Por supuesto, en este mundo de paletas (y paletos) de colores, hay otras princesas secuestradas, otras ninfas capturadas mientras se distraían en su felicidad tercermundista. Son princesas de piel oscura, de carne seca, de ojos negros. Pero estas no son nuestras, no podemos apreciarlas por igual. Sus pedos son demasiado sonoros, demasiado obvios para las narices finas. Y algo claro: no necesitamos acogerlas para ejercer algún dominio sobre sus recursos-instalaciones energéticas. No hace falta.

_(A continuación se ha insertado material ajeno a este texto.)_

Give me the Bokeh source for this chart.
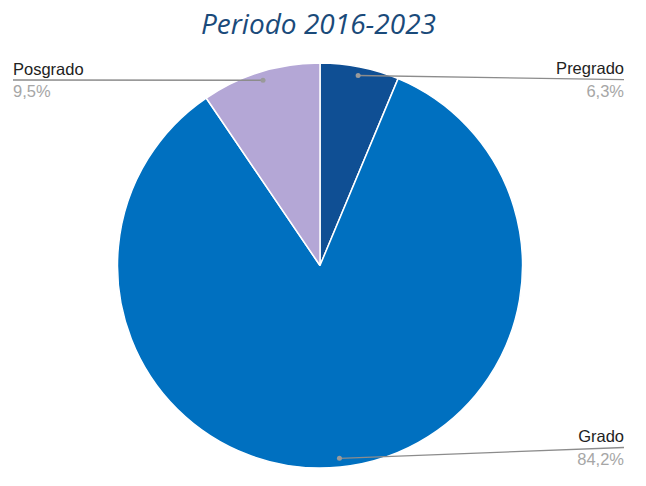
import numpy as np
from bokeh.plotting import figure
from bokeh.models import ColumnDataSource
from bokeh.core.properties import value
from bokeh.embed import file_html
from bokeh.resources import INLINE

# Data
categories = ["Pregrado", "Grado", "Posgrado"]
percentages = [6.3, 84.2, 9.5]
pct_labels = ["6,3%", "84,2%", "9,5%"]
colors = ["#0F4F94", "#0070C0", "#B4A7D6"]
title_text = "Periodo 2016-2023"

W, H = 630, 470
p = figure(width=W, height=H, x_range=(0, W), y_range=(0, H),
           output_backend="svg", toolbar_location=None, min_border=0)
p.axis.visible = False
p.grid.visible = False
p.outline_line_color = None
p.background_fill_color = "white"

cx, cy, R = 319.5, 205.0, 202.5
vals = np.array(percentages) / 100.0
# clockwise from top
ends = np.pi / 2 - 2 * np.pi * np.cumsum(vals)
starts = np.concatenate([[np.pi / 2], ends[:-1]])
src = ColumnDataSource(dict(start=ends, end=starts, color=colors, cat=categories))
p.wedge(x=cx, y=cy, radius=R, start_angle="start", end_angle="end",
        fill_color="color", line_color="white", line_width=1.5, source=src)

# leader lines and labels
mids = (starts + ends) / 2
dot_r = 0.957 * R
dx = cx + dot_r * np.cos(mids)
dy = cy + dot_r * np.sin(mids)
line_end_x = [623.5, 623.5, 12.5]
line_end_y = [390.8, 23.0, 390.5]
for i in range(3):
    ex = line_end_x[i]
    ey = line_end_y[i]
    p.line([dx[i], ex], [dy[i], ey], line_color="#8C8C8C", line_width=1.3)
    p.scatter([dx[i]], [dy[i]], size=5, fill_color="#9A9A9A", line_color=None)
    align = "right" if ex > cx else "left"
    p.text([ex], [ey + 2.5], text=[categories[i]], text_align=align,
           text_baseline="bottom", text_font=value("Liberation Sans"),
           text_font_size="16.5px", text_color="#222222")
    p.text([ex], [ey - 2], text=[pct_labels[i]], text_align=align,
           text_baseline="top", text_font=value("Liberation Sans"),
           text_font_size="16.5px", text_color="#A6A6A6")

p.text([318], [448], text=[title_text], text_align="center", text_baseline="middle",
       text_font=value("Open Sans"), text_font_style="italic",
       text_font_size="28px", text_color="#1A4A7A")

open("out.html", "w").write(file_html(p, INLINE))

Sospecho que a estas princesas nunca las hemos querido del todo. Aunque un toro blanco las haya raptado a una isla secreta, aunque se las haya llevado a los confines del mundo. No son una de las nuestras, porque su rapto no nos beneficia, no nos merece un despliegue de fuerzas, su secuestro no nos conmueve y si lo hace, será por un prudencial intervalo de tiempo, el que hay entre anuncio y anuncio. Lo justo para decir “pobres negros, pobres sirios, pobres menas, pobre princesa de tripas vacías”. Su drama no es nuestra drama porque su cuerpo no es nuestro cuerpo. Sus células ajenas no pueden protagonizar nada en el celuloide, pueden rellenar la pausa para ir al baño, porque hasta el banal filme de la princesa fenicia necesita un descanso de vez en cuando. Todo esto pensamos que tiene que ver con la inhumanidad, pero no, no pertenece a este género de cosas. Es más bien una mezcla de carne y cálculos lo que mueve la identificación con unos y la ajenidad con los otros y esto me huele a humanidad, es decir, algo que ocurre sea cual sea tu Pantone de piel.

Si bien toda violencia es atroz, somos capaces de diferenciar entre un cuerpo que sufre de forma legítima y un cuerpo del otro, al que el dolor y la muerte violenta le son connaturales. Hemos construido un relato del que tiene derecho a huir y del que tiene la obligación de soportar la brutalidad. Y en ello hay algo tan visceral que asusta de lo sencillo que es: hay cuerpos que aprehendemos como nuestros y por ello admitimos su queja y su sollozo, hay cuerpos que, por ser ajenos, no pueden pertenecernos y esto significa, que sus lágrimas restan detrás de una frontera. La única marca visible de esta diferencia es el color de la piel, pero el color oculta esta necesidad de esconder lo que cuesta admitir, a saber, que la identificación (o no) con el otro es sobre todo una cuestión racial. Esta aproximación o lejanía con la carne se entreteje con un claro interés calculado de que este conflicto que asola el este del continente sea sobre todo un asunto nuestro (léase aquí de la UE, de la OTAN), y como todos sabemos, Europa es una princesa fenicia de piel blanca y turgente.